Maio
«(…) Depois, nesse mesmo dia, logo que percebi que espécie de bicha era
a mais velha, tudo foi de vento em popa. Não tinham maneiras. Paciência! De resto,
não tardou muito que me desse conta, de que aquela criatura bem pouco se
parecia com as bifas que por aqui passam. Queria saber tudo, entender as
pessoas e as coisas, tomar posse da gente. As outras talvez se estejam nas
tintas, mas a verdade é que costumam tratar-me com toda a consideração, porque
na terra delas é uso respeitarem-se uns aos outros, ricos e pobres, e até
porque, enfim, o carro, no fim de contas, sempre é meu... Esta só está bem a
mandar, até quando julga que pede e até mesmo, enfim... Mas, agora que a
conheço melhor, a verdade é que deve ser assim com toda a gente. Não é por eu
ser para aqui um zé-ninguém.
Põe-se a olhar para dentro dos nossos olhos e, de repente, estoira a rir, com uns
dentes aguçados, que até faz impressão. E, apesar disso, quando está séria, não
é feia de todo, tem mesmo a cabeça bem lançada; e o corpo, em se arranjando, parece
o de uma mulher de pouco mais de trinta. O que nela há que nos aflige como o
raio e, ao mesmo tempo, talvez me atraia, nem sei dizer o que me acontece com ela,
tanta confusão a criatura me faz, são aqueles olhos amarelos, de mocho, que me
vasculham de alto a baixo. E a mania que tem de se meter na minha vida com perguntas
sem jeito nenhum, e os disparates que não se ensaia nada para fazer no meio da
rua, envergonhando qualquer homem que a acompanhe!...

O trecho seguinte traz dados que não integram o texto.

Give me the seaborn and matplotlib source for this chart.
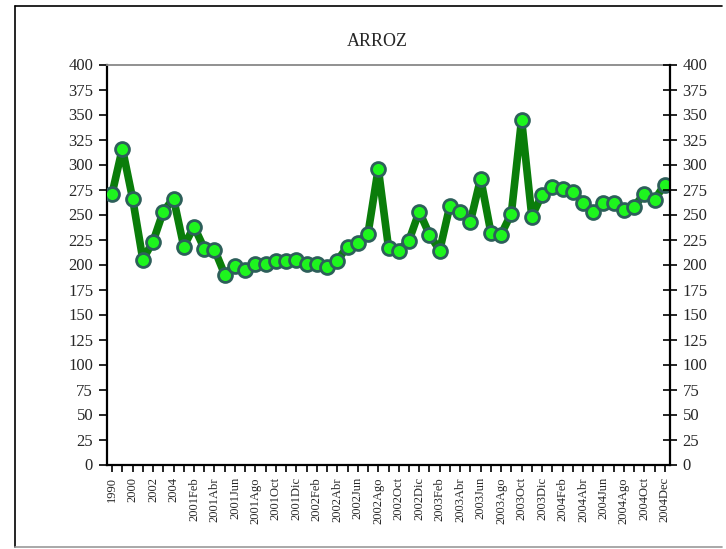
import matplotlib
matplotlib.use("Agg")
import matplotlib.pyplot as plt
from matplotlib.lines import Line2D
import seaborn as sns
import pandas as pd
import numpy as np

annual = ["1990", "1995", "2000", "2001", "2002", "2003", "2004"]
months_es = ["Ene", "Feb", "Mar", "Abr", "May", "Jun", "Jul", "Ago", "Sep", "Oct", "Nov", "Dic"]
months_04 = ["Ene", "Feb", "Mar", "Abr", "May", "Jun", "Jul", "Ago", "Sep", "Oct", "Nov", "Dec"]
categories = (annual
              + ["2001" + m for m in months_es]
              + ["2002" + m for m in months_es]
              + ["2003" + m for m in months_es]
              + ["2004" + m for m in months_04])

values = [271, 316, 266, 205, 223, 253, 266, 218, 238, 216,
          215, 190, 199, 195, 201, 201, 204, 204, 205, 201,
          201, 198, 204, 218, 222, 231, 296, 217, 214, 224,
          253, 230, 214, 259, 253, 243, 286, 232, 230, 251,
          345, 248, 270, 278, 276, 273, 262, 253, 262, 262,
          255, 258, 271, 265, 280]

y_ticks = list(range(0, 401, 25))
title = "ARROZ"

df = pd.DataFrame({"pos": np.arange(len(categories)), "cat": categories, "val": values})

sns.set_theme(style="white")
plt.rcParams["font.family"] = ["Liberation Serif", "DejaVu Serif"]

W, H = 726, 549
fig = plt.figure(figsize=(W / 100, H / 100), dpi=100)
ax = fig.add_axes([107 / W, 1 - 464.5 / H, (670 - 107) / W, (464.5 - 64.5) / H])

sns.lineplot(data=df, x="pos", y="val", ax=ax, color="#0a7d0a", linewidth=5.5,
             marker="o", markersize=10, markerfacecolor="#1ef51e",
             markeredgecolor="#2d5f5a", markeredgewidth=2, zorder=3)

ax.set_xlim(-0.5, len(categories) - 0.5)
ax.set_ylim(0, 400)
ax.set_yticks(y_ticks)
ax.set_yticklabels([str(v) for v in y_ticks], fontsize=12)
ax.set_xticks(df["pos"])
ax.set_xticklabels([c if i % 2 == 0 else "" for i, c in enumerate(categories)],
                   rotation=90, fontsize=9)
ax.set_xlabel("")
ax.set_ylabel("")
ax.tick_params(axis="x", direction="out", length=5, width=1.2, color="black", pad=4, bottom=True)
ax.tick_params(axis="y", direction="out", length=6, width=1.2, color="black", pad=4, left=True)

for s in ["left", "bottom"]:
    ax.spines[s].set_color("black")
    ax.spines[s].set_linewidth(1.6)
ax.spines["right"].set_visible(False)
ax.spines["top"].set_color("#888888")
ax.spines["top"].set_linewidth(1.3)

ax2 = ax.twinx()
ax2.set_ylim(0, 400)
ax2.set_yticks(y_ticks)
ax2.set_yticklabels([str(v) for v in y_ticks], fontsize=12)
ax2.tick_params(axis="y", direction="inout", length=10, width=1.2, color="black", pad=4, right=True)
for s in ["left", "bottom", "top"]:
    ax2.spines[s].set_visible(False)
ax2.spines["right"].set_color("black")
ax2.spines["right"].set_linewidth(1.6)
ax2.grid(False)
ax.grid(False)

fig.text(377 / W, 1 - 42 / H, title, ha="center", va="center", fontsize=13)

# outer frame
fx0, fx1, fy0, fy1 = 15 / W, 722 / W, 1 - 6 / H, 1 - 547 / H
fig.add_artist(Line2D([fx0, fx1], [fy0, fy0], color="black", lw=1.2, transform=fig.transFigure))
fig.add_artist(Line2D([fx0, fx0], [fy0, fy1], color="black", lw=1.2, transform=fig.transFigure))
fig.add_artist(Line2D([fx0, fx1], [fy1, fy1], color="#999999", lw=1.2, transform=fig.transFigure))

fig.savefig("out.png", dpi=100)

Sim, porque isto aqui, apesar de tudo, a gente sempre tem os nossos hábitos,
e em Roma sê romano, não é?,
como diz o Manelzinho da Comissão de Turismo, o macacão de rabo pelado, que passa
a vida a gozar lá por fora e em aqui chegando são logo missas que é um gosto e
mais Junta Paroquial e União Nacional e Irmandade dos Passos, batendo no peito
muito santificado, e com o papo cheio daquelas garotonas de Sevilha e de toda a
estranja para onde os de lá de cima o encomendam volta não volta... Por sinal
que a caminho de Armação mandou-me ela parar o carro para perguntar a uma desgraçadita,
que era um esfregão, se lhe queria vender a saia. A pobre, para começar, não a
percebia, e antes assim: se não, era capaz de se indignar. Não faça caso, tiazinha, dizia-lhe eu com os olhos. E para a
francesa: - olhe que saias bonitas são
as da Nazaré, estas daqui não têm nada de especial. E não se mercam assim no
meio da estrada. Mas não a convenci. Achou-nos apenas uns ursos, sem
sentido de humor.
De toda a maneira, aquele passeio vinha mesmo a calhar, cá para a minha
bolsa. Então agora que o Luisito anda a precisar tanto de óleo de fígado de
bacalhau e de umas injecções para enrijar, a Marta nem se cala com isso de
manhã à noite. Tenho mas é de levá-lo ao médico Sereno, logo que possa. Mas que hei-de eu fazer? Se, os
mais dos dias; tenho o carro parado ali na praça, à espera do comboio ou de que
alguém me chame! Se até chego a fazer o preço da dez tostões por quilómetro,
que nem me dá para a oficina, quando o que devo cobrar são dois escudos! Mas um
homem acaba por se aborrecer de estar para ali, às moscas, a secar. Chego mesmo
a ter saudade da vida miserável, mas mexida, que levava quando era chofer em Lisboa, a fazer a barba aos
outros carros, a ultrapassá-los à má cara, se não fosse a bem, guina à direita,
torce à esquerda, trava, acelera, para passar antes de o sinal ficar vermelho. Cada
corrida! Um regabofe!» In Urbano Tavares Rodrigues, Imitação da
Felicidade, Publicações Europa-América, Mem Martins, colecção Século XX, 1988.